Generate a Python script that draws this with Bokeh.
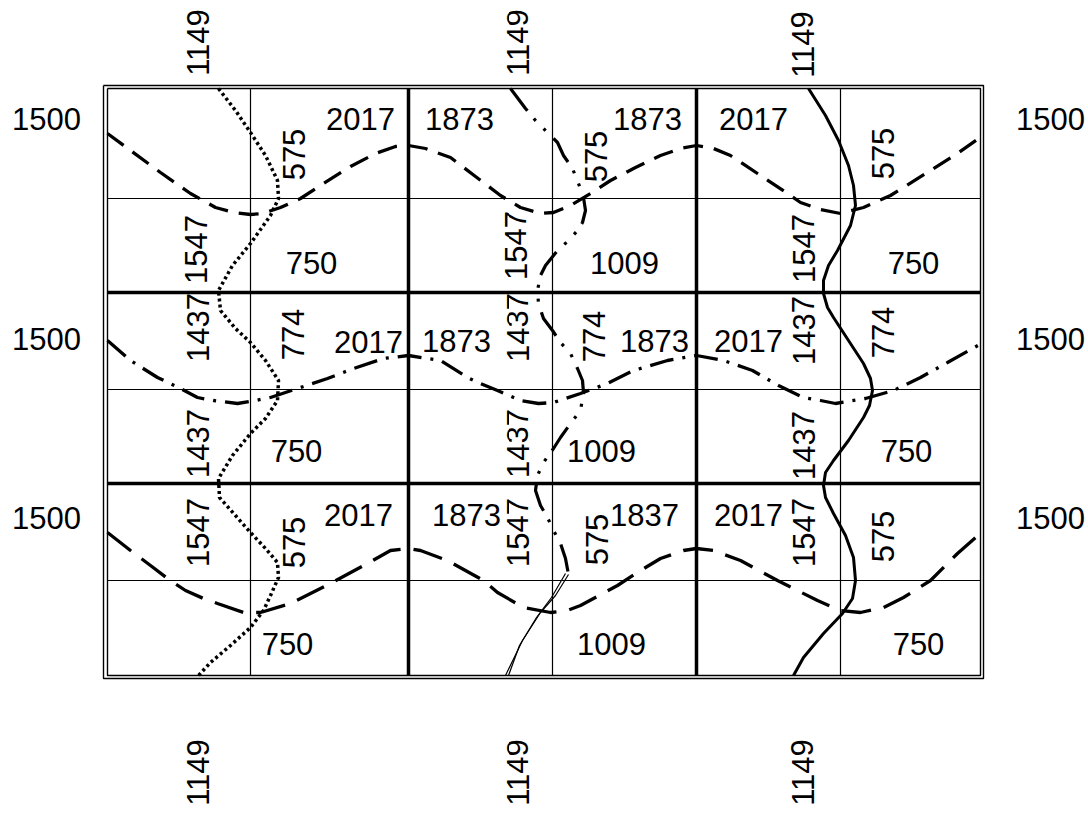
import math
from bokeh.plotting import figure
from bokeh.models import Range1d, ColumnDataSource
from bokeh.core.properties import value
from bokeh.embed import file_html
from bokeh.resources import INLINE

# ---------------- data (diagram coordinates) ----------------
x_edges_outer = [103, 983]
y_edges_outer = [85, 678]
x_edges_inner = [107, 980]
y_edges_inner = [88, 675]
x_major = [408, 696]
y_major = [292, 483]
x_minor = [250, 552, 840]
y_minor = [198, 389, 580]

# row 1 dashed wave
row1_x = [107, 130, 160, 190, 215, 233, 250, 262, 280, 300, 323, 350, 375, 395, 408,
          425, 450, 475, 500, 520, 540, 553, 570, 590, 610, 635, 660, 680, 696,
          713, 730, 757, 787, 800, 820, 840, 863, 890, 930, 957, 981]
row1_y = [133, 150, 172, 193, 207, 212, 214, 213, 207, 198, 183, 166, 153, 146, 145,
          148, 157, 176, 195, 207, 213, 212, 205, 193, 180, 167, 155, 148, 145,
          148, 155, 173, 193, 202, 209, 213, 207, 195, 170, 153, 136]
# row 2 dash-dot wave
row2_x = [107, 130, 157, 180, 197, 213, 237, 255, 270, 297, 327, 353, 383, 408,
          440, 467, 480, 497, 520, 538, 553, 580, 607, 633, 667, 696,
          723, 752, 778, 803, 820, 835, 865, 893, 920, 947, 981]
row2_y = [340, 360, 377, 388, 397, 400, 403, 400, 397, 388, 378, 368, 358, 355,
          360, 377, 383, 390, 400, 403, 402, 393, 383, 370, 360, 355,
          360, 370, 385, 397, 400, 403, 398, 390, 377, 362, 343]
# row 3 long dash wave
row3_x = [107, 130, 150, 167, 185, 203, 217, 243, 260, 290, 330, 367, 390, 408,
          420, 447, 483, 497, 523, 550, 567, 580, 617, 640, 660, 683, 696,
          713, 740, 777, 817, 840, 860, 883, 903, 930, 957, 981]
row3_y = [532, 550, 565, 578, 590, 598, 603, 612, 612, 603, 583, 563, 550, 548,
          550, 560, 580, 592, 607, 612, 610, 605, 585, 570, 558, 550, 548,
          550, 560, 580, 600, 610, 612, 607, 597, 580, 553, 532]

# left dotted meander
colA_x = [218, 235, 250, 265, 277, 278, 270, 250, 232, 218, 220, 235, 250, 265, 278,
          277, 265, 250, 232, 218, 219, 235, 250, 265, 277, 278, 270, 263, 250, 230, 210, 198]
colA_y = [88, 110, 132, 155, 180, 198, 215, 243, 265, 290, 310, 328, 342, 360, 380,
          400, 418, 433, 455, 478, 497, 515, 532, 548, 562, 577, 595, 610, 627, 645, 662, 675]
# middle dash-dot-dot meander
colB_x = [510, 525, 535, 548, 557, 563, 572, 578, 583, 585, 582, 577, 568, 557, 545, 540,
          537, 538, 543, 552, 560, 570, 577, 582, 583, 580, 570, 560, 553, 543, 537,
          535, 540, 547, 553, 560, 565, 568]
colB_y = [88, 108, 120, 133, 142, 155, 168, 183, 197, 210, 222, 230, 240, 250, 265, 275,
          290, 303, 318, 330, 342, 353, 368, 380, 392, 410, 423, 437, 448, 462, 475,
          490, 505, 517, 530, 543, 558, 574]
colB_tail1_x = [568, 555, 540, 522, 505]
colB_tail1_y = [574, 595, 612, 640, 675]
colB_tail2_x = [565, 551, 536, 519, 508]
colB_tail2_y = [573, 597, 617, 645, 675]
# right solid meander
colC_x = [808, 825, 838, 848, 853, 855, 850, 837, 828, 823, 823, 827, 833, 848, 863, 870,
          872, 869, 863, 848, 833, 825, 823, 825, 833, 845, 853, 855, 852, 842, 823, 803, 793]
colC_y = [88, 115, 140, 165, 185, 205, 225, 250, 265, 280, 293, 307, 317, 340, 363, 378,
          390, 405, 417, 440, 460, 472, 485, 497, 513, 535, 557, 580, 598, 613, 633, 657, 675]

# labels
lab_text = ["1149", "1149", "1149", "1149", "1149", "1149",
            "1500", "1500", "1500", "1500", "1500", "1500",
            "2017", "1873", "1873", "2017",
            "575", "575", "575",
            "1547", "750", "1547", "1009", "1547", "750",
            "1437", "774", "2017", "1873", "1437", "774", "1873", "2017", "1437", "774",
            "1437", "750", "1437", "1009", "1437", "750",
            "1547", "575", "2017", "1873", "1547", "575", "1837", "2017", "1547", "575",
            "750", "1009", "750"]
lab_x = [197, 517, 802, 197, 517, 802,
         46, 46, 46, 1050, 1050, 1050,
         360, 459, 647, 753,
         293, 595, 882,
         195, 311, 515, 624, 803, 913,
         197, 292, 368, 456, 517, 593, 654, 748, 803, 882,
         197, 296, 517, 601, 803, 906,
         197, 293, 358, 466, 517, 596, 644, 748, 803, 882,
         287, 611, 918]
lab_y = [42, 42, 44, 772, 772, 772,
         118, 338, 517, 118, 338, 517,
         118, 118, 118, 118,
         154, 156, 153,
         249, 262, 245, 262, 248, 262,
         327, 334, 341, 340, 327, 336, 340, 340, 330, 332,
         443, 450, 443, 450, 445, 450,
         532, 542, 514, 514, 532, 539, 514, 514, 532, 536,
         643, 643, 643]
lab_rot = [1, 1, 1, 1, 1, 1,
           0, 0, 0, 0, 0, 0,
           0, 0, 0, 0,
           1, 1, 1,
           1, 0, 1, 0, 1, 0,
           1, 1, 0, 0, 1, 1, 0, 0, 1, 1,
           1, 0, 1, 0, 1, 0,
           1, 1, 0, 0, 1, 1, 0, 0, 1, 1,
           0, 0, 0]

# ---------------- figure ----------------
W, H = 1088, 817
p = figure(width=W, height=H, output_backend="svg", toolbar_location=None,
           x_range=Range1d(0, W), y_range=Range1d(H, 0),
           min_border=0, outline_line_color=None)
p.axis.visible = False
p.xgrid.visible = False
p.ygrid.visible = False
p.background_fill_color = "white"
p.border_fill_color = "white"

# grid lines
for xs, w in ((x_minor, 1.2), (x_major, 3.5)):
    p.multi_line(xs=[[x, x] for x in xs], ys=[[y_edges_inner[0], y_edges_inner[1]]] * len(xs),
                 line_color="black", line_width=w)
for ys, w in ((y_minor, 1.2), (y_major, 3.5)):
    p.multi_line(xs=[[x_edges_inner[0], x_edges_inner[1]]] * len(ys), ys=[[y, y] for y in ys],
                 line_color="black", line_width=w)
# double frame
for xe, ye in ((x_edges_outer, y_edges_outer), (x_edges_inner, y_edges_inner)):
    p.line(x=[xe[0], xe[1], xe[1], xe[0], xe[0]], y=[ye[0], ye[0], ye[1], ye[1], ye[0]],
           line_color="black", line_width=1.4)

# curves
p.line(row1_x, row1_y, line_color="black", line_width=3.3, line_dash="20 11")
p.line(row2_x, row2_y, line_color="black", line_width=3.3, line_dash="24 9 3 9")
p.line(row3_x, row3_y, line_color="black", line_width=3.3, line_dash="30 13")
p.line(colA_x, colA_y, line_color="black", line_width=3.5, line_dash="3 3")
p.line(colB_x, colB_y, line_color="black", line_width=3.2, line_dash="28 10 3 11 3 11")
p.line(colB_tail1_x, colB_tail1_y, line_color="black", line_width=1.2)
p.line(colB_tail2_x, colB_tail2_y, line_color="black", line_width=1.2)
p.line(colC_x, colC_y, line_color="black", line_width=3)

src = ColumnDataSource(dict(x=lab_x, y=lab_y, text=lab_text,
                            angle=[r * math.pi / 2 for r in lab_rot]))
p.text(x="x", y="y", text="text", angle="angle", source=src,
       text_font=value("Liberation Sans"), text_font_size="31px",
       text_color="black", text_align="center", text_baseline="middle")

open("out.html", "w").write(file_html(p, INLINE))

◆ **TASK TO COMPLETE**: Exactly as written, please give again the lines from the beginning of the listing through the line containing "550, 560, 580, 600, 610, 612, 607, 597, 580, 553, 532]", inclusive, without any pictures.

◆ **WRITTEN ANSWER**:
Generate a Python script that draws this with Bokeh.
import math
from bokeh.plotting import figure
from bokeh.models import Range1d, ColumnDataSource
from bokeh.core.properties import value
from bokeh.embed import file_html
from bokeh.resources import INLINE

# ---------------- data (diagram coordinates) ----------------
x_edges_outer = [103, 983]
y_edges_outer = [85, 678]
x_edges_inner = [107, 980]
y_edges_inner = [88, 675]
x_major = [408, 696]
y_major = [292, 483]
x_minor = [250, 552, 840]
y_minor = [198, 389, 580]

# row 1 dashed wave
row1_x = [107, 130, 160, 190, 215, 233, 250, 262, 280, 300, 323, 350, 375, 395, 408,
          425, 450, 475, 500, 520, 540, 553, 570, 590, 610, 635, 660, 680, 696,
          713, 730, 757, 787, 800, 820, 840, 863, 890, 930, 957, 981]
row1_y = [133, 150, 172, 193, 207, 212, 214, 213, 207, 198, 183, 166, 153, 146, 145,
          148, 157, 176, 195, 207, 213, 212, 205, 193, 180, 167, 155, 148, 145,
          148, 155, 173, 193, 202, 209, 213, 207, 195, 170, 153, 136]
# row 2 dash-dot wave
row2_x = [107, 130, 157, 180, 197, 213, 237, 255, 270, 297, 327, 353, 383, 408,
          440, 467, 480, 497, 520, 538, 553, 580, 607, 633, 667, 696,
          723, 752, 778, 803, 820, 835, 865, 893, 920, 947, 981]
row2_y = [340, 360, 377, 388, 397, 400, 403, 400, 397, 388, 378, 368, 358, 355,
          360, 377, 383, 390, 400, 403, 402, 393, 383, 370, 360, 355,
          360, 370, 385, 397, 400, 403, 398, 390, 377, 362, 343]
# row 3 long dash wave
row3_x = [107, 130, 150, 167, 185, 203, 217, 243, 260, 290, 330, 367, 390, 408,
          420, 447, 483, 497, 523, 550, 567, 580, 617, 640, 660, 683, 696,
          713, 740, 777, 817, 840, 860, 883, 903, 930, 957, 981]
row3_y = [532, 550, 565, 578, 590, 598, 603, 612, 612, 603, 583, 563, 550, 548,
          550, 560, 580, 592, 607, 612, 610, 605, 585, 570, 558, 550, 548,
          550, 560, 580, 600, 610, 612, 607, 597, 580, 553, 532]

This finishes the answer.